Currency exchange rates can make a huge difference in prices where you are going. Travel prices fluctuate a lot because of this and the exchange rate can take a country from a decent value to being way overpriced in the case of just a few years. It’s happened to Australia, Brazil, Canada, and South Africa most recently, and plenty of others before that. Here’s what to keep an eye on in the current roller coaster climate of global finance.
At least consider a package deal for a short trip
The only true way to protect yourself from currency fluctuations, really, is to buy some kind of package deal in advance that removes all variables. You pay one price for everything (or close to it) and you don’t have to worry much about rates on the ground once you get there. It’s one of the main reason some people like cruises: they know everything they’re going to get and roughly how much it’s going to cost them. No adventure, but no surprises either.
If I were advising a relative on a vacation to Europe anytime soon, I’d definitely tell them to get a package tour. Ironic and annoying as it may be, that bundling often makes it cheaper than being an independent traveler: the tour agency is negotiating lower group rates on flights, hotels, transportation, and meals. I can do better than them in a cheap country by being smart, but it’s tough to do better in an expensive one that requires a long flight, like Italy, Japan, or Australia. (For example, Budget Travel’s website recently listed a 7-day tour of Copenhagen and Stockholm for $1,187 from NYC per person: flights, fuel charges, hotels, breakfast, and taxes. Try working that out on your own.)

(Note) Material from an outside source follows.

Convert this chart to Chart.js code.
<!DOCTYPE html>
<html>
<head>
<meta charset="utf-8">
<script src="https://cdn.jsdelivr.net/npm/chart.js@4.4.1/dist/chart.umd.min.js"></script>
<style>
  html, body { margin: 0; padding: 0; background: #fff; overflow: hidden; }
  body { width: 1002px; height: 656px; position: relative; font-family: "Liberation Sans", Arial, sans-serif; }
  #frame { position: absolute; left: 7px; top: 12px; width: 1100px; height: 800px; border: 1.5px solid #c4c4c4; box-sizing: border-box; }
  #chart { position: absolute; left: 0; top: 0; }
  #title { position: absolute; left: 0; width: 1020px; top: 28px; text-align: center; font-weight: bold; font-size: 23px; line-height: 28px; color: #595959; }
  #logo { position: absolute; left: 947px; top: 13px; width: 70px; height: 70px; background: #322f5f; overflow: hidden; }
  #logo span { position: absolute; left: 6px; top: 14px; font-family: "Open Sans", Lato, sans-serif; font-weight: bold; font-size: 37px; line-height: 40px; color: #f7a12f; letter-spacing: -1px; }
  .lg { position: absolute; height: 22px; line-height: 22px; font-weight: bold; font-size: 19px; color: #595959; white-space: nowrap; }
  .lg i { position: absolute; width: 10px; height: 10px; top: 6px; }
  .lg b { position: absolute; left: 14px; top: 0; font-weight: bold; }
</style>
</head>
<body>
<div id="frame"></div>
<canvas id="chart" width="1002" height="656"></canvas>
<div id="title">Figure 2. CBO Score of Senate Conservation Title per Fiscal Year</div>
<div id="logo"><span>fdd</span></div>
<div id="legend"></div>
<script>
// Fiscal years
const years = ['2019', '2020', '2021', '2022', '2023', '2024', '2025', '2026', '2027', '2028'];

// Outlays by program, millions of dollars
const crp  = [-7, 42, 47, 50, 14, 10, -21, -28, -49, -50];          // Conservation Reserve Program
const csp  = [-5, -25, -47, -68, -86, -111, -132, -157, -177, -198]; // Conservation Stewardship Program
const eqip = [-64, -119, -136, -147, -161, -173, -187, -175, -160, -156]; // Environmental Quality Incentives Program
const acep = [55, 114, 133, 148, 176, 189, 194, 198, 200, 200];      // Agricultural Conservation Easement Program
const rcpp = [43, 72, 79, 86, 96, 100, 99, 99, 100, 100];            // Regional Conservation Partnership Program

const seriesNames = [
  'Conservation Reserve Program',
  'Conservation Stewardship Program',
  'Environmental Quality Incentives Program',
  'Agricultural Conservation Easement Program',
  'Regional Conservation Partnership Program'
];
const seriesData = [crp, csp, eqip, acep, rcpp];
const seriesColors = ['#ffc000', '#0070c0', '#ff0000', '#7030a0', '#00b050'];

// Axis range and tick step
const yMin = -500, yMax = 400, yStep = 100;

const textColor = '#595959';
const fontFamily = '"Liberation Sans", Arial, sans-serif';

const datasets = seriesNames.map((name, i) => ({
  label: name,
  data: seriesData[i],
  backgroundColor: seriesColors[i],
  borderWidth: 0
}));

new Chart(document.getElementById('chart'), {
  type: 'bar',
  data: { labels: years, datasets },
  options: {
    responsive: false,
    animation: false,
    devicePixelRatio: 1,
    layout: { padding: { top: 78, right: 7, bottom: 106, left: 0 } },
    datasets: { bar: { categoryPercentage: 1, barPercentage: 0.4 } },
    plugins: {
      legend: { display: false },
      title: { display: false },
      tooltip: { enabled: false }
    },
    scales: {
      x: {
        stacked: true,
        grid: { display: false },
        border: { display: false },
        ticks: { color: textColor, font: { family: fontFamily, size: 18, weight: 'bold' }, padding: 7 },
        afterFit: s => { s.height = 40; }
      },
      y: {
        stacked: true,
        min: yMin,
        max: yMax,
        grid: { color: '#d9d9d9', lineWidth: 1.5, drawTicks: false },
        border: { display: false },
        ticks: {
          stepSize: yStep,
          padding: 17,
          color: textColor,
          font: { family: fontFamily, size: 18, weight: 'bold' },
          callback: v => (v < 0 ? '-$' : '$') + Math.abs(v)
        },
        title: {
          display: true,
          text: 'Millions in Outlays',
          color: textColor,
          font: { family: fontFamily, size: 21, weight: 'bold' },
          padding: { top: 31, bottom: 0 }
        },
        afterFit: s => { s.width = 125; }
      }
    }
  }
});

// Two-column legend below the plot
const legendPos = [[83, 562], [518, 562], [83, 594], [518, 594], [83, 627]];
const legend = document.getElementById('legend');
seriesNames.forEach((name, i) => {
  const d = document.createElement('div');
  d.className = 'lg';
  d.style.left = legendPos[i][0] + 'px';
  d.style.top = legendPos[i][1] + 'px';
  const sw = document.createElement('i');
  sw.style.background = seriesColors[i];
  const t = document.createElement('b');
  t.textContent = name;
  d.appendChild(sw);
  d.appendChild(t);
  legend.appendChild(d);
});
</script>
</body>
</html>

U.S. dollar vs. Swiss franc, past two years
Avoid Switzerland for now
Switzerland has never been a bargain, but suddenly it’s up there with Japan for the title of most expensive destination. That’s because the inability for the U.S. Congress to act like adults when managing their budget led to a downgrade of U.S. debt. (Despite what some think, all budgets have two sides to the ledger: spending AND revenue.) That left the Swiss franc as the only currency looking rock solid. Which means lots of countries and investors are buying Swiss francs by the bundle. In a big country, this wouldn’t matter, but for tiny Switzerland, it’s a disaster. It’s made the value of their currency rise by a third.

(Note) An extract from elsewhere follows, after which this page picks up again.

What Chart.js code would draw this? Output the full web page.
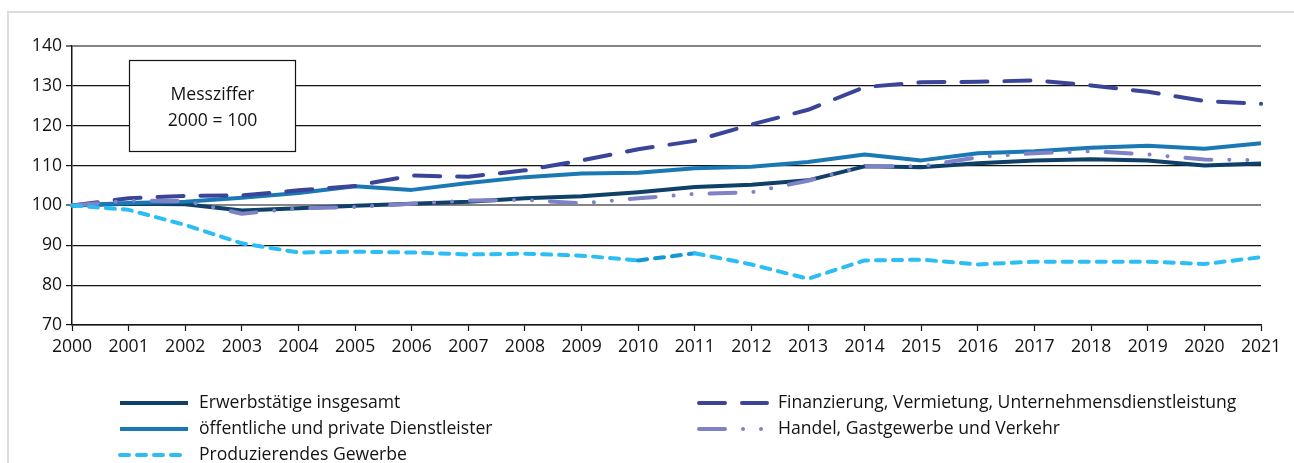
<!DOCTYPE html>
<html>
<head>
<meta charset="utf-8">
<script src="https://cdn.jsdelivr.net/npm/chart.js@4/dist/chart.umd.min.js"></script>
<style>
  body { margin: 0; background: #fff; overflow: hidden; }
  #frame { position: absolute; left: 7px; top: 11px; width: 1300px; height: 470px;
           border-top: 2px solid #dcdcdc; border-left: 2px solid #dcdcdc; }
  #chart { position: absolute; left: 0; top: 0; }
</style>
</head>
<body>
<div id="frame"></div>
<canvas id="chart" width="1294" height="463"></canvas>
<script>
const years = ['2000', '2001', '2002', '2003', '2004', '2005', '2006', '2007', '2008', '2009', '2010',
  '2011', '2012', '2013', '2014', '2015', '2016', '2017', '2018', '2019', '2020', '2021'];

const erwerbstaetige = [100, 100.4, 100.3, 98.7, 99.3, 99.9, 100.4, 100.9, 101.8, 102.3, 103.3,
  104.6, 105.2, 106.3, 109.8, 109.6, 110.6, 111.3, 111.6, 111.3, 110.0, 110.5];
const dienstleister = [100, 100.6, 100.9, 101.9, 103.1, 104.8, 103.9, 105.6, 107.1, 108.0, 108.2,
  109.3, 109.7, 110.9, 112.8, 111.3, 113.1, 113.6, 114.5, 115.0, 114.2, 115.6];
const finanzierung = [100, 101.8, 102.4, 102.5, 103.8, 104.9, 107.5, 107.2, 108.8, 111.3, 114.1,
  116.2, 120.3, 124.0, 129.7, 130.9, 131.0, 131.4, 130.1, 128.5, 126.2, 125.5];
const handel = [100, 101.2, 101.1, 97.9, 99.3, 99.6, 100.4, 101.2, 101.4, 100.5, 101.8,
  102.9, 103.3, 106.2, 109.9, 109.8, 112.1, 113.1, 113.6, 112.8, 111.5, 111.4];
const produzierend = [100, 98.9, 95.1, 90.5, 88.2, 88.4, 88.2, 87.7, 87.9, 87.4, 86.2,
  88.0, 85.2, 81.6, 86.2, 86.4, 85.2, 85.9, 85.9, 85.9, 85.3, 87.0];

const yMin = 70;
const yMax = 140;
const yStep = 10;

const noteLines = ['Messziffer', '2000 = 100'];

const FONT = "'Open Sans', 'Liberation Sans', sans-serif";
const FONT_SIZE = 17.6;
const TEXT = '#141414';

function line(label, values, color, dash, cap) {
  return {
    label: label,
    data: values,
    borderColor: color,
    backgroundColor: color,
    borderWidth: 4,
    borderDash: dash || [],
    borderCapStyle: cap || 'butt',
    borderJoinStyle: 'round',
    pointRadius: 0,
    tension: 0,
    fill: false
  };
}

// first dataset is drawn on top
const prod = line('Produzierendes Gewerbe', produzierend, '#2bbdf4', [9, 8], 'round');
prod.segment = {
  borderColor: function(ctx) { return ctx.p0DataIndex === 10 ? '#1597d5' : undefined; }
};

const datasets = [
  prod,
  line('Handel, Gastgewerbe und Verkehr', handel, '#8082c8', [26, 18, 0.01, 18, 0.01, 18], 'round'),
  line('Finanzierung, Vermietung, Unternehmensdienstleistung', finanzierung, '#3a4599', [26, 17], 'round'),
  line('öffentliche und private Dienstleister', dienstleister, '#1a78b5'),
  line('Erwerbstätige insgesamt', erwerbstaetige, '#0f4068')
];

// legend slots: [dataset index, column, row]
const legendSlots = [[4, 0, 0], [2, 1, 0], [3, 0, 1], [1, 1, 1], [0, 0, 2]];

const notePlugin = {
  id: 'note',
  beforeDatasetsDraw(chart) {
    const ctx = chart.ctx;
    const a = chart.chartArea;
    const x = a.left + 57.5, y = a.top + 14.5, w = 166, h = 91;
    ctx.save();
    ctx.fillStyle = '#fff';
    ctx.fillRect(x, y, w, h);
    ctx.strokeStyle = TEXT;
    ctx.lineWidth = 1.2;
    ctx.strokeRect(x, y, w, h);
    ctx.fillStyle = TEXT;
    ctx.font = FONT_SIZE + 'px ' + FONT;
    ctx.textAlign = 'center';
    ctx.textBaseline = 'middle';
    ctx.fillText(noteLines[0], x + w / 2, y + 34);
    ctx.fillText(noteLines[1], x + w / 2, y + 60);
    ctx.restore();
  }
};

const legendPlugin = {
  id: 'sideLegend',
  afterDraw(chart) {
    const ctx = chart.ctx;
    const colX = [118, 697];
    const rowY = [403, 429, 455];
    ctx.save();
    ctx.font = FONT_SIZE + 'px ' + FONT;
    ctx.textBaseline = 'middle';
    ctx.textAlign = 'left';
    legendSlots.forEach(function(slot) {
      const ds = chart.data.datasets[slot[0]];
      const x = colX[slot[1]], y = rowY[slot[2]];
      ctx.beginPath();
      ctx.setLineDash(ds.borderDash);
      ctx.lineCap = ds.borderCapStyle;
      ctx.lineWidth = ds.borderWidth;
      ctx.strokeStyle = ds.borderColor;
      ctx.moveTo(x + 2, y);
      ctx.lineTo(x + 70, y);
      ctx.stroke();
      ctx.setLineDash([]);
      ctx.fillStyle = TEXT;
      ctx.fillText(ds.label, x + 81, y);
    });
    ctx.restore();
  }
};

const config = {
  type: 'line',
  data: { labels: years, datasets: datasets },
  plugins: [notePlugin, legendPlugin],
  options: {
    responsive: false,
    animation: false,
    devicePixelRatio: 1,
    layout: { padding: { left: 0, top: 46, right: 33, bottom: 98 } },
    plugins: { legend: { display: false }, tooltip: { enabled: false } },
    scales: {
      x: {
        offset: false,
        afterFit: function(scale) { scale.height = 40; },
        grid: { drawOnChartArea: false, drawTicks: true, tickLength: 6, tickColor: TEXT, tickWidth: 1.2 },
        border: { color: TEXT, width: 1.5 },
        ticks: { color: TEXT, font: { family: FONT, size: FONT_SIZE }, padding: 5, maxRotation: 0, autoSkip: false }
      },
      y: {
        min: yMin,
        max: yMax,
        afterFit: function(scale) { scale.width = 72; },
        grid: {
          color: function(c) { return (c.tick.value === 140 || c.tick.value === 100) ? '#858585' : TEXT; },
          lineWidth: function(c) { return (c.tick.value === 140 || c.tick.value === 100) ? 2 : 1.2; },
          tickColor: TEXT,
          tickWidth: 1.2,
          tickLength: 6
        },
        border: { color: TEXT, width: 1.5 },
        ticks: { stepSize: yStep, color: TEXT, font: { family: FONT, size: FONT_SIZE }, padding: 4 }
      }
    }
  }
};

const myChart = new Chart(document.getElementById('chart'), config);
</script>
</body>
</html>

Check out this PlanetMoney podcast if you want the whole story, but the bottom line is an already expensive place just got crazy expensive. Ski elsewhere this winter.
Where have we been before?
It makes lots of sense to check historic exchange rates here. Thailand has been at 40 baht to the dollar and it’s been at 30. Your perception of what a screaming bargain this country is will be a whole lot different depending on what the rate was when you were there. When I first visited Canada many years ago, 70 U.S. cents bought one loonie. Now they’re at par, with the Canadian dollar slightly higher as I write this. Some things already seemed expensive at the lower rate—like cigarettes, music, books, restaurant meals, and beer. So imagine how it feels now. On the other hand, Mexico at 12 pesos to the dollar felt a whole lot better than the first time I went there, when it was 10 to the dollar. If the rate is good now, or if it’s going through some crazy up or down move that’s out of the norm, you’ll know what to do, based on how badly you want to go there right now.

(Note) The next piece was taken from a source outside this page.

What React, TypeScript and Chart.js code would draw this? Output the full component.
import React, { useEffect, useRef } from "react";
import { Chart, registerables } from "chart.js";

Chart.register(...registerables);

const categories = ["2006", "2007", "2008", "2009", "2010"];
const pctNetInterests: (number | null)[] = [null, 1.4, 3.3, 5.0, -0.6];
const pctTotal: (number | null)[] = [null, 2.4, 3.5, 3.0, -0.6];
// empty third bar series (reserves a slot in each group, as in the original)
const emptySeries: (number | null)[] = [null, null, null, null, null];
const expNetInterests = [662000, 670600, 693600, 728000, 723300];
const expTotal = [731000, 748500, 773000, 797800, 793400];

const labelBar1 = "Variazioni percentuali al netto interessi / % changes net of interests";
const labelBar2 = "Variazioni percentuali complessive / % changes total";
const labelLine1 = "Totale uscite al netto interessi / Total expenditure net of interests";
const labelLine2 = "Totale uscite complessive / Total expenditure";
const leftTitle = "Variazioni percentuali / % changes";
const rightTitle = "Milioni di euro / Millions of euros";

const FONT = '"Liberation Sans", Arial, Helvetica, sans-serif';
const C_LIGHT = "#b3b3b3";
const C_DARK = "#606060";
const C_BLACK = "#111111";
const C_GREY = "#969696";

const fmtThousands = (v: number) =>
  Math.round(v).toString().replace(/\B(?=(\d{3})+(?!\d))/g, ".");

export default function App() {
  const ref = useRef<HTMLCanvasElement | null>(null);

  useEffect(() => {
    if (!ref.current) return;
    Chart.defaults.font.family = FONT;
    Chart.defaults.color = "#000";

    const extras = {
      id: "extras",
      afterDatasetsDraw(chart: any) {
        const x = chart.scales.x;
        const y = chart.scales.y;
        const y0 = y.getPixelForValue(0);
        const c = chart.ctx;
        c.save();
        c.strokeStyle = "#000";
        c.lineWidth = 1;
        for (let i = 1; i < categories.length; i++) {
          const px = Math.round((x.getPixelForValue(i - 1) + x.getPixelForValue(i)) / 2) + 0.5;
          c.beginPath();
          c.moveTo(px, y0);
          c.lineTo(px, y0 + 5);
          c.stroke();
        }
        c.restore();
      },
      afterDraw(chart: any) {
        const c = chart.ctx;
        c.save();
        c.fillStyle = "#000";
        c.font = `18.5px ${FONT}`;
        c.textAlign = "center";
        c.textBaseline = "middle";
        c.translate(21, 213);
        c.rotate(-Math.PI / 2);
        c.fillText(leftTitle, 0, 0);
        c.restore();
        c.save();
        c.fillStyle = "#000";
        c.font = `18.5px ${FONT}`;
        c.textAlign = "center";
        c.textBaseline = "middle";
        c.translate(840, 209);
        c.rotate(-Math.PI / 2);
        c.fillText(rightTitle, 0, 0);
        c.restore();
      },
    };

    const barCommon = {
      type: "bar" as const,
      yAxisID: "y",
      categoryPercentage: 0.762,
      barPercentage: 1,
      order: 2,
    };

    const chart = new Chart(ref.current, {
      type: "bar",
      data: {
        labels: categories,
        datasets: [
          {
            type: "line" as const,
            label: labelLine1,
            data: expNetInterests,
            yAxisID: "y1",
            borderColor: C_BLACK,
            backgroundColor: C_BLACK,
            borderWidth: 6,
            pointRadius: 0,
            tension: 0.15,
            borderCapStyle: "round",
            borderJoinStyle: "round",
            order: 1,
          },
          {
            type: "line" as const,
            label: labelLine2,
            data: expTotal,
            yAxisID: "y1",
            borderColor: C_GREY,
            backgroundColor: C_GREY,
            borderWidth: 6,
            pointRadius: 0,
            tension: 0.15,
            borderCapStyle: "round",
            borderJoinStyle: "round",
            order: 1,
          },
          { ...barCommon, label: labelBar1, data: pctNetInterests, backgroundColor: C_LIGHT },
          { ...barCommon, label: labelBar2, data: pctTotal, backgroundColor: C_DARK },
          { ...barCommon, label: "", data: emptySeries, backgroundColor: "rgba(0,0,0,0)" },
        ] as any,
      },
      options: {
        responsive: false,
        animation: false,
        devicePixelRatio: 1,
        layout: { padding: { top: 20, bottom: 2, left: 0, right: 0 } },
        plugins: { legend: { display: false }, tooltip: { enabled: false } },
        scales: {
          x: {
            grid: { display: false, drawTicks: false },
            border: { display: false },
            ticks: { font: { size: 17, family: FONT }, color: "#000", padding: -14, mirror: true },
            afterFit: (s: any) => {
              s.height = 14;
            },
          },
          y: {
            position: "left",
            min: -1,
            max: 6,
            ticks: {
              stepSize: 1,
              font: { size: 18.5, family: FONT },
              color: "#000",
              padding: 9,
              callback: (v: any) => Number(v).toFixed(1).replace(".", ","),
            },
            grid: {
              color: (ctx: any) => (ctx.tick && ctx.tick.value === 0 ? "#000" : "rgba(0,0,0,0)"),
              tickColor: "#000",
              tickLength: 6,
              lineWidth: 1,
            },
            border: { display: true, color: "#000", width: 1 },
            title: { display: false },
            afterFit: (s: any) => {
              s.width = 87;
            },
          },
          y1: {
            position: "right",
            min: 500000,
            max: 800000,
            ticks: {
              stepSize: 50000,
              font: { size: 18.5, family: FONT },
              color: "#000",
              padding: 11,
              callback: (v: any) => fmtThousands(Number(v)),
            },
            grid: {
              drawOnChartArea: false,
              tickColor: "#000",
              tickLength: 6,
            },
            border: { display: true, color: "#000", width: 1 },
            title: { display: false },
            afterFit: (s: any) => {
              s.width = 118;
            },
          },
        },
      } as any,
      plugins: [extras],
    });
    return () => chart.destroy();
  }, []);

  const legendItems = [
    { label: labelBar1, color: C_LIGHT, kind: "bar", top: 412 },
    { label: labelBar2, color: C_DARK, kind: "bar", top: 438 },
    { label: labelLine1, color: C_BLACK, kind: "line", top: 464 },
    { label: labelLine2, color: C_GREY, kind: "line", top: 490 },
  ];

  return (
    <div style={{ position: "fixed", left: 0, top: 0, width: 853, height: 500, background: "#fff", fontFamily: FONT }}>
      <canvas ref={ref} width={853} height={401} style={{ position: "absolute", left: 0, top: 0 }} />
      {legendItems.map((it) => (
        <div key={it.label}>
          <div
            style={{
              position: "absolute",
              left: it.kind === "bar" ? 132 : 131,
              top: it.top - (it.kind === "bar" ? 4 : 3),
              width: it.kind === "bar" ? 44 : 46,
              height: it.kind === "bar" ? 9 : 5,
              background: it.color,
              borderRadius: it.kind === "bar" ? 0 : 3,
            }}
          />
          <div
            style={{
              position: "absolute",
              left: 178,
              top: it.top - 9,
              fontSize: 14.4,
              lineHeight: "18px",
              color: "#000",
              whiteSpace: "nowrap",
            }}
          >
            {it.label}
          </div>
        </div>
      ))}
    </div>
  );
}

Are they tied to the dollar?
As noted in this recent post on how you would think Africa would be a cheap travel destination, but it’s not, where the currency is pegged to matters a lot. If it tends to follow the euro, that’s different than if it follows the dollar. This matters in Africa, it matters in the Caribbean, and it matters in Asia: in all these places one country may be following the Euro, while one right next to it may be following the dollar or even the pound sterling.
Which brings us to Latin America. It used to be that all these countries moved in lockstep with the U.S., so the rates barely budged. That’s still true in some that use the dollar (Ecuador and Panama) and others that might as well, they track it so closely (like Honduras and Belize). There are a few outliers though, resource-rich countries with booming economies that are floating their own boat on the international exchanges, most notably Brazil and Chile. It’s been a good while since either of those were a bargain—though Chilean wine remains a fantastic value. And you should have lots of Brazilian music in your collection, of course.
Overall though, in a world of uncertainty, these are your best bets for stability for those making their money in U.S. dollars. These economies are strongly tied to the U.S. and their people are getting lots of remittances from relatives working there. Huge spikes or declines in the exchange rate don’t do anyone any good. So “steady as she goes” seems to be the mantra. You won’t get any big nasty surprises going to any of the Latin American countries profiled in The World’s Cheapest Destinations.
Here’s a chart on Argentina though, for comparison purposes. It’s not as dramatic as it seems if you look at the change in percentage terms, plus inflation there has eaten up much of the gain. And now the government is charging you $140 before you even leave the airport. Even factoring in all that though, it’ll certainly cost you far less than the country profiled in the other chart above. That’s really the key point: keep it all in perspective because the cheapest destinations will usually still be a better value than the most expensive ones, no matter what kind of European meltdown, Asian currency crisis, or political posturing in the U.S. is going on.